Personally, he has run everywhere. He started out doing 400 meters before specializing in longer distances, then changed from marathon to mountain running and, in 1990, with that year’s Schlickeralmlauf enjoying WC status, took the podium at the World Junior Championships – in Stubai. In 2002, the Mountain Running WC was staged in Austria one more time, with the route leading from Innsbruck to the Seegrube.

“The title races are finally returning to Tyrol. I am like a small child in anticipation of Christmas, full of joy and excitement. A lot of people won’t even be aware of either the event’s significance or the boom that the ten-day Mountain and Trail Festival will prompt - in Tyrol, in Austria, but also globally."

Kröll turns 51 on March 17, 2023, and he looks back at all those years when he was mocked for his ideas of running in the mountains. Today, it fills him with pride to be a small part of a continuously growing movement. He has not only made a name for himself among his peers (among his accolades there are six WC and EC medals, he was named Austrian Champion 17 times, and he won the “Dolomitenmann” seven times) but also as the organizer of the Harakiri Run and the Mayrhofen Ultraks.

If there is a goal that Markus Kröll would like to accomplish, it is to inspire others to run – irrespective of where and on which ground. “I keep preaching about how easy it is to run, how it doesn’t require any organizational effort, how the infrastructure is already there - no matter where you are - and that running goes hand in hand with a better quality of life. I love it when I meet other runners in the mountains - nature is vast enough to offer space for all of us.”

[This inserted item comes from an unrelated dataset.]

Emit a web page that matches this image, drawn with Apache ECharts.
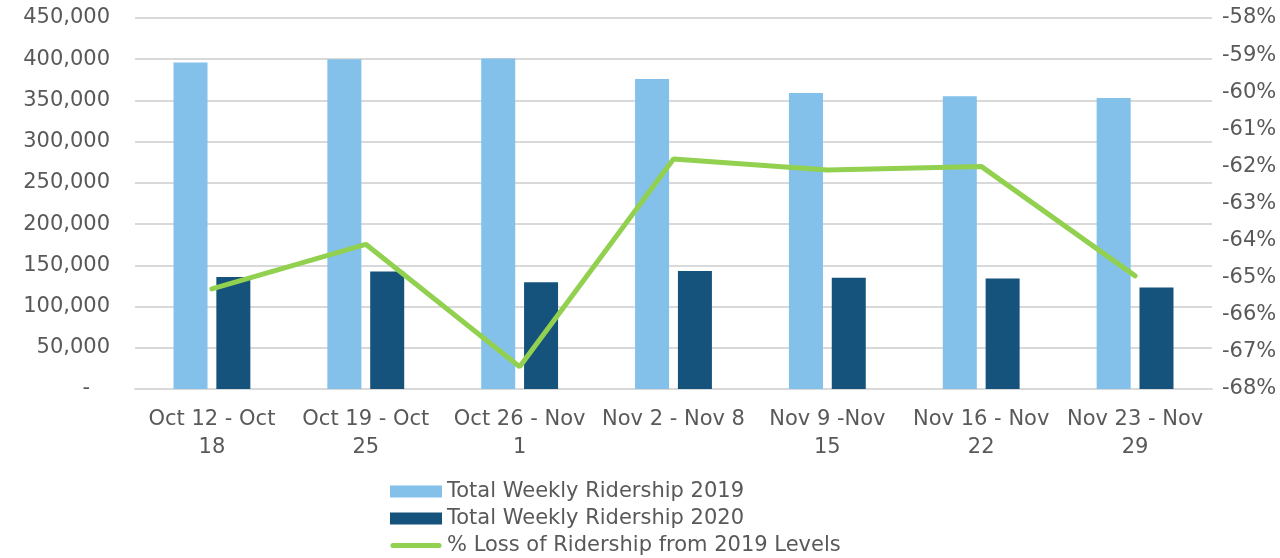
<!DOCTYPE html>
<html>
<head>
<meta charset="utf-8">
<script src="https://cdn.jsdelivr.net/npm/echarts@6/dist/echarts.min.js"></script>
<style>
  html, body { margin: 0; padding: 0; background: #fff; }
  #chart { width: 1280px; height: 558px; }
</style>
</head>
<body>
<div id="chart"></div>
<script>
// week labels (wrapped like the original)
const weeks = [
  "Oct 12 - Oct\n18",
  "Oct 19 - Oct\n25",
  "Oct 26 - Nov\n1",
  "Nov 2 - Nov 8",
  "Nov 9 -Nov\n15",
  "Nov 16 - Nov\n22",
  "Nov 23 - Nov\n29",
];
const ridership2019 = [396000, 400000, 401000, 376000, 359000, 355000, 353000];
const ridership2020 = [136000, 142500, 129500, 143000, 135000, 134000, 123000];
const lossPct = [-65.3, -64.1, -67.4, -61.8, -62.1, -62.0, -64.95];

const textColor = "#595959";
const font = "DejaVu Sans, sans-serif";
const fs = 21;

// thick rounded line for the legend (extra moveTo points keep the 52x12 box)
const lineIcon =
  "path://M0,0 M52,12 M3,3.5 H49 A2.5,2.5 0 0 1 49,8.5 H3 A2.5,2.5 0 0 1 3,3.5 Z";

var myChart = echarts.init(document.getElementById("chart"));

var option = {
  animation: false,
  textStyle: { fontFamily: font },
  grid: { left: 135, right: 68, top: 18, bottom: 169 },
  legend: {
    orient: "vertical",
    left: 390,
    top: 481,
    height: 77,
    padding: 0,
    itemWidth: 52,
    itemHeight: 12,
    itemGap: 6,
    textStyle: { color: textColor, fontSize: fs, fontFamily: font },
    data: [
      { name: "Total Weekly Ridership 2019", icon: "rect" },
      { name: "Total Weekly Ridership 2020", icon: "rect" },
      { name: "% Loss of Ridership from 2019 Levels", icon: lineIcon },
    ],
  },
  xAxis: {
    type: "category",
    data: weeks,
    axisTick: { show: false },
    axisLine: { lineStyle: { color: "#D9D9D9", width: 2 } },
    axisLabel: {
      color: textColor,
      fontSize: fs,
      lineHeight: 28,
      margin: 17,
      interval: 0,
    },
  },
  yAxis: [
    {
      type: "value",
      min: 0,
      max: 450000,
      interval: 50000,
      axisLine: { show: false },
      axisTick: { show: false },
      splitLine: { lineStyle: { color: "#D9D9D9", width: 2 } },
      axisLabel: {
        color: textColor,
        fontSize: fs,
        margin: 25,
        formatter: function (v) {
          return v === 0 ? "-   " : v.toLocaleString("en-US");
        },
      },
    },
    {
      type: "value",
      min: -68,
      max: -58,
      interval: 1,
      axisLine: { show: false },
      axisTick: { show: false },
      splitLine: { show: false },
      axisLabel: {
        color: textColor,
        fontSize: fs,
        margin: 10,
        formatter: function (v) {
          return Math.round(v) + "%";
        },
      },
    },
  ],
  series: [
    {
      name: "Total Weekly Ridership 2019",
      type: "bar",
      data: ridership2019,
      barWidth: 34,
      barGap: "26%",
      itemStyle: { color: "#83C0EA" },
    },
    {
      name: "Total Weekly Ridership 2020",
      type: "bar",
      data: ridership2020,
      barWidth: 34,
      itemStyle: { color: "#15527C" },
    },
    {
      name: "% Loss of Ridership from 2019 Levels",
      type: "line",
      yAxisIndex: 1,
      data: lossPct,
      symbol: "none",
      lineStyle: { color: "#92D050", width: 5, cap: "round" },
      itemStyle: { color: "#92D050" },
    },
  ],
};

myChart.setOption(option);
</script>
</body>
</html>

Even though she lived in Tyrol, Kröll’s mother hails from St. Margarethen in Austria’s easternmost province of Burgenland, which is why he was born in the province’s capital city of Eisenstadt. A few days after his birth they moved back west to settle in the mountaineering village of Ginzling. Whenever he went to visit his grandmother as a kid, Markus felt out of his element. “It was and still is too flat for me there, and I miss the mountains.” Maybe that’s one of the reasons Kröll found his calling in running vertically rather than on flat ground. “Every time I was sitting in the call room at a track race I felt like attending my own execution. Now that I run trails I feel free, and I get goosebumps just thinking of the upcoming WC, which will be a get-together of the global running elite.”

For Markus Kröll it is beyond question that it requires World Championships to bring together the best of the best from the mountain- and trail running scene. “The various disciplines and different event formats, but also the assumption of some ‘big players’ in the industry, according to which different title races are necessary for each discipline, are leading to a distorted image. The cooperation of the four associations - the ITRA for trail running, the WMRA for mountain running, the IAU for ultra running, and the World Athletics as the coordinating body - is thus an important step in developing the disciplines.“

“The WMTRC 2023 are a must for me, as they should be for every sports fan from near and far.”